Another rave, or something pretty close, from one of Mark Hix’s many self-confessed friends in the media for the “relaxed yet sophisticated“ restaurant the former has recently opened in Soho. Even if “preparation is a little careless, a touch smilingly amateur”, the critic likes “the fact that Mark is a top-notch chef who thinks that if the crust falls in, or the bottom drops off, well, it’s just dinner. And there are more important things to worry about and be enthused by than a tepid dab and shy whelk.”

L'Anima

Matthew Norman, The Guardian

The critic would like to lash out at an establishment so identifed with the City and its works (and workers), but it turns out that this City Italian is “an infuriatingly good restaurant”. He finds the room “glacial” – “this must be the planet's grandest canteen” – but chef Francesco Mazzei’s food is “soulful in the extreme, bursting with the vibrancy of (primarily southern) Italian cooking, and worth the slightly eye-watering cost”.

Pizza East

Giles Coren, The Times

London’s gone “pizza crazy”, says the critic. The latest incarnation is this Shoreditch outpost of the Soho House group, and ‘[a]ll you really need to know is that Pizza East is, like almost everything Nick Jones opens (not everything, but almost everything), absolutely bang on the money”. The staff are “all terrific” – “I’d marry all the girls, and half the boys”, and “[t]his will probably be seen to have been the most successful and influential restaurant opening of 2009.” (Successful perhaps, but influential?)

Dans le noir?

John Walsh, The Independent (Rating: Food 1/5 stars, Ambience 1/5 stars, Service 2/5 stars)
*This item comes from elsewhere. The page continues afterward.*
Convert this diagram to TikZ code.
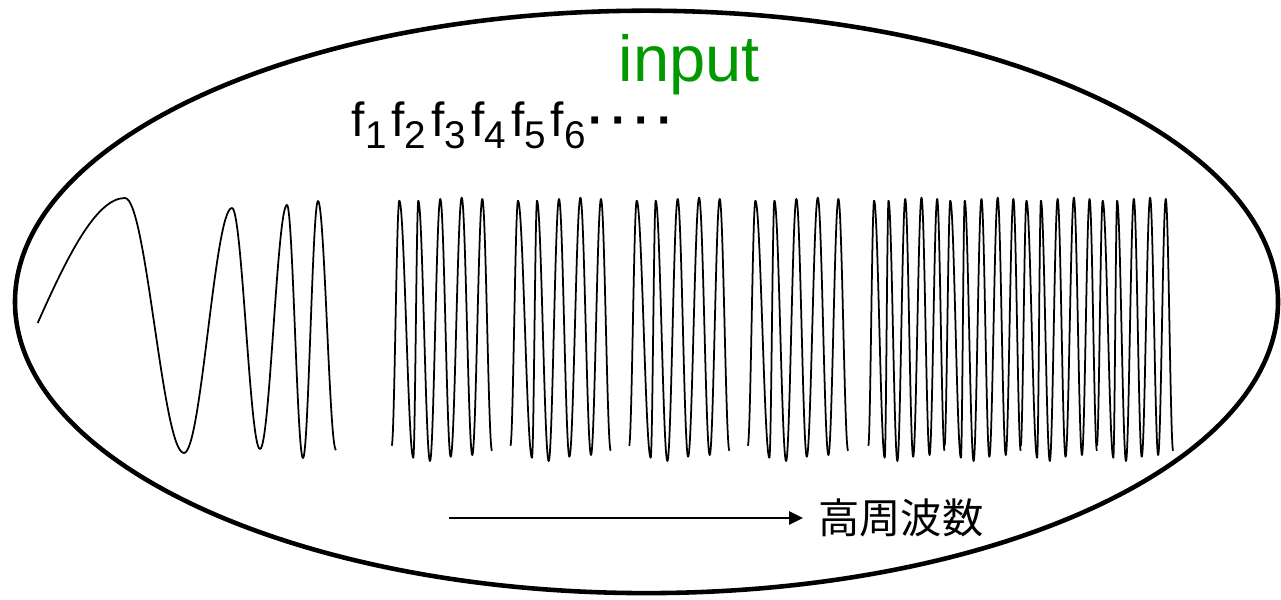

“Within four minutes of arriving, I was dying to leave.” The critic is not impressed at all by this restaurant where you eat in the pitch black. In fact, eating here is quite possibly “the most shameless (and expensive) gustatory illusion since the Feeding of the 5,000”.

Fire & Stone

Lisa Markwell, The Independent on Sunday (Rating: 6/20)
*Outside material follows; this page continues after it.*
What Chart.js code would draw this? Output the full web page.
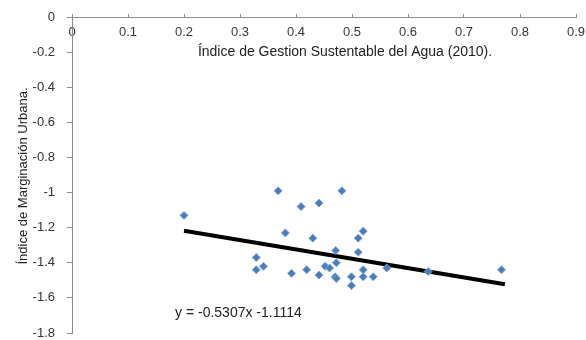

The critic pays a first-anniversary visit to the West London shopping centre, which boasts “a whole array of eateries”, and visits “a pizzeria that's bustling but [unlike some of its competitors] not packed”. Mistake. It turns out that this is “one of those creative pizza places, where the classic Italian model of thin base, tomato and, possibly, cheese has been distorted out of all recognition”, and even the more standard ingredients come “coated in a gloopy balsamic reduction”.

Cafe Below

Jay Rayner, The Observer

“A thrilling place to eat? Absolutely not. But exactly the kind of restaurant any hectic city needs.” The critic visits the City-crypt ‘veggie’ that recently brought meat dishes onto its menu. He is generally pretty impressed, and finds it odd that the “only truly weak dish should have come from the more practised vegetarian side”.

The Walnut Tree, Abergavenny

Jasper Gerard, The Telegraph (Rating: 4/5)

Shaun Hill’s “whitewashed roadside coaching stop” seems “a modest affair for such an immodest reputation, notes the critic… But this has been a foodie destination since 1963 when Franco and Ann Taruschio ran an Italian restaurant celebrated throughout Wales”. Hill tells the critic he offers “basically the same food I did at Gidleigh Park, just without the expensive rooms”, and – from the ubeat tone of the review – it seems that the latter rather agrees.

Brasserie Black Door, Newcastle

Tim Auld, The Telegraph (Rating: 5.5/10)

“The atmosphere was buzzy and informal. But the food was overpriced for what it was, and the chef should look to his laurels” – the critic is unimpressed by the standards at this locally-celebrated brasserie, located in a former biscuit factory.